Fitch Ratings slashed Egypt’s debt rating on Friday to ‘B’ from ‘B+’, the first downgrade in a decade after a series of currency devaluations and lack of significant reforms sent the North African nation’s economy reeling.
The rating agency’s outlook for Egypt remains negative. Fitch’s downgrade for Egypt is now on par with S&P Global ratings.
Fitch analysts said Egypt’s external financing risk has increased given the country’s high external financing requirements, constrained external financing conditions and the sensitivity of its broader financing plan to investor sentiment.
It also reflects “a marked deterioration of public debt metrics, including a renewed deterioration in government interest costs/revenue, which, if not reversed, would put medium-term debt sustainability at risk”.

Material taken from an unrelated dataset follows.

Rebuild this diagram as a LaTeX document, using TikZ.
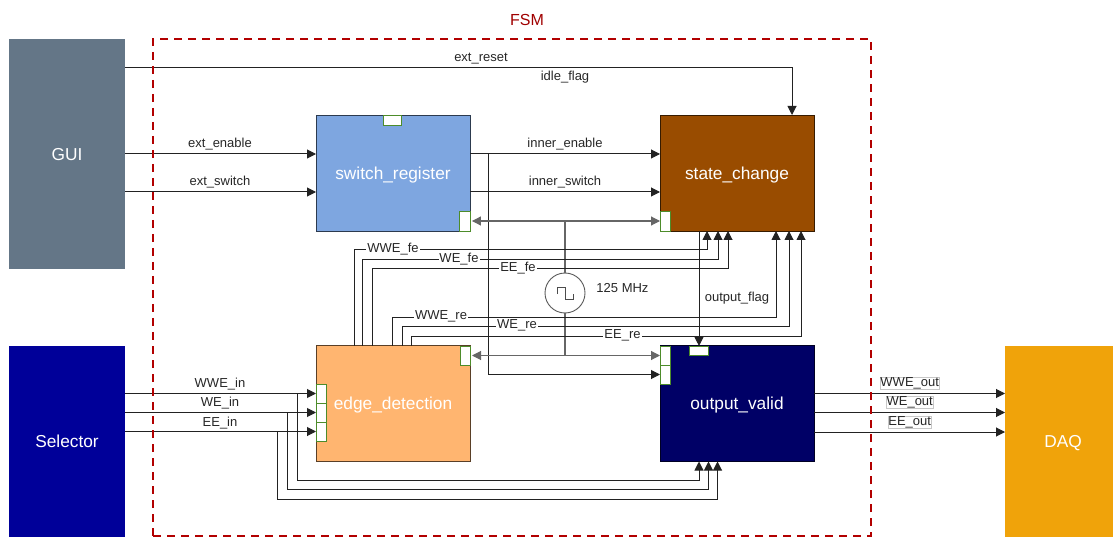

Further delays in the transition to a flexible exchange rate are expected to significantly undermine confidence and potentially, delay the International Monetary Fund (IMF) programme.
Earlier this month, the IMF said Egypt’s most populous country is “serious” about applying a flexible foreign exchange rate regime as it works to restore investor confidence.
The delays in the fund’s first review of Egypt’s program, which was expected in March, together with long-awaited investment pledges from friendly nations have deepened worries in the Arab world’s most populous nation as it grapples with its worst foreign-currency crunch and highest inflation rate in years.
Fitch estimates that Egypt’s external financing requirement is more challenging in FY2024 due to increasing government external debt maturities of around $7.2 billion, up from $4.3 billion in FY2023.